The data:

┄┄┄┄┄┄┄┄┄┄┄┄┄┄┄┄┄┄┄┄

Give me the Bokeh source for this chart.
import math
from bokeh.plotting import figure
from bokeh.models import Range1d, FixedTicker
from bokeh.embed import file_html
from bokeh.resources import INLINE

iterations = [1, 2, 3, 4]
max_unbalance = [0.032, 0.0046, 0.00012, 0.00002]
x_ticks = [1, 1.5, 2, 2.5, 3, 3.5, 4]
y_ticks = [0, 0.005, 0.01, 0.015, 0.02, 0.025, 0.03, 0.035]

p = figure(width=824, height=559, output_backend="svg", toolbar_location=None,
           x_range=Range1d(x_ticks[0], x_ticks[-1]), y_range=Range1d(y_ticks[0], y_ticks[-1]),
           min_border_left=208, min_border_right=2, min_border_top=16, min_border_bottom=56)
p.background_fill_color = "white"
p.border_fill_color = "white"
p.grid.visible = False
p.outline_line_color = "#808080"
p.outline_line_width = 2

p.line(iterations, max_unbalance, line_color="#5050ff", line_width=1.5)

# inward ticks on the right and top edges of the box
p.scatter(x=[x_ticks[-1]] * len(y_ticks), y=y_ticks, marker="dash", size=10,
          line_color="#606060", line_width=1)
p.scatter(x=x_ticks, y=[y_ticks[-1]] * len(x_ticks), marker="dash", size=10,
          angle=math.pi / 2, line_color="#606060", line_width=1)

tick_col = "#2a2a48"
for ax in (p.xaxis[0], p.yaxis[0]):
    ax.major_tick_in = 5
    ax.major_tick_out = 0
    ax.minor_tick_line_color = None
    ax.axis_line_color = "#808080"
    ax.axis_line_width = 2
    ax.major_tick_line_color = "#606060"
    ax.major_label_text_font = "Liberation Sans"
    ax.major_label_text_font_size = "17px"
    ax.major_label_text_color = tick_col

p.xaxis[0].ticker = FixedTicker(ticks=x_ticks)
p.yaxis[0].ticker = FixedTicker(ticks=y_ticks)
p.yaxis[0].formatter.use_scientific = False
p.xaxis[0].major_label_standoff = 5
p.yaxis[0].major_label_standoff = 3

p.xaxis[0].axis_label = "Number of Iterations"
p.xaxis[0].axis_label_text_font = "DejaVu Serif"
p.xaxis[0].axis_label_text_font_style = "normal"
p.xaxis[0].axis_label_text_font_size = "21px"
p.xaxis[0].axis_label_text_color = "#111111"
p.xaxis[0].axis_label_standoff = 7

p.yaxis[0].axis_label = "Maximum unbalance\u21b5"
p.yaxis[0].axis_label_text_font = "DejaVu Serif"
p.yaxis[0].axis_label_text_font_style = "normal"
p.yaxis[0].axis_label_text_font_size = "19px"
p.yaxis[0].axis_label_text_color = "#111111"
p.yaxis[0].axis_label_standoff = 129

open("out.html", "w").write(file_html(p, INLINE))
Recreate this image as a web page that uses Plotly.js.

┄┄┄┄┄┄┄┄┄┄┄┄┄┄┄┄┄┄┄┄

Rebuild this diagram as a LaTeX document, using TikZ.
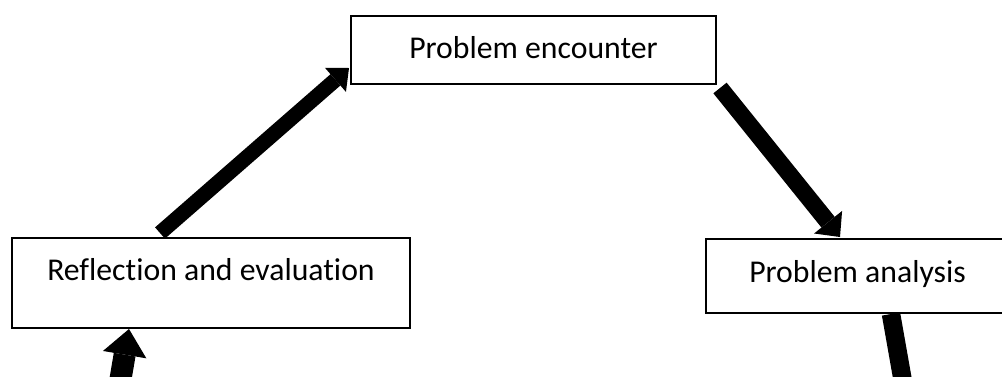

┄┄┄┄┄┄┄┄┄┄┄┄┄┄┄┄┄┄┄┄

Task brief: Copy every line of the data that holds the string "this".

Response to the task:
Give me the Bokeh source for this chart.
Recreate this image as a web page that uses Plotly.js.
Rebuild this diagram as a LaTeX document, using TikZ.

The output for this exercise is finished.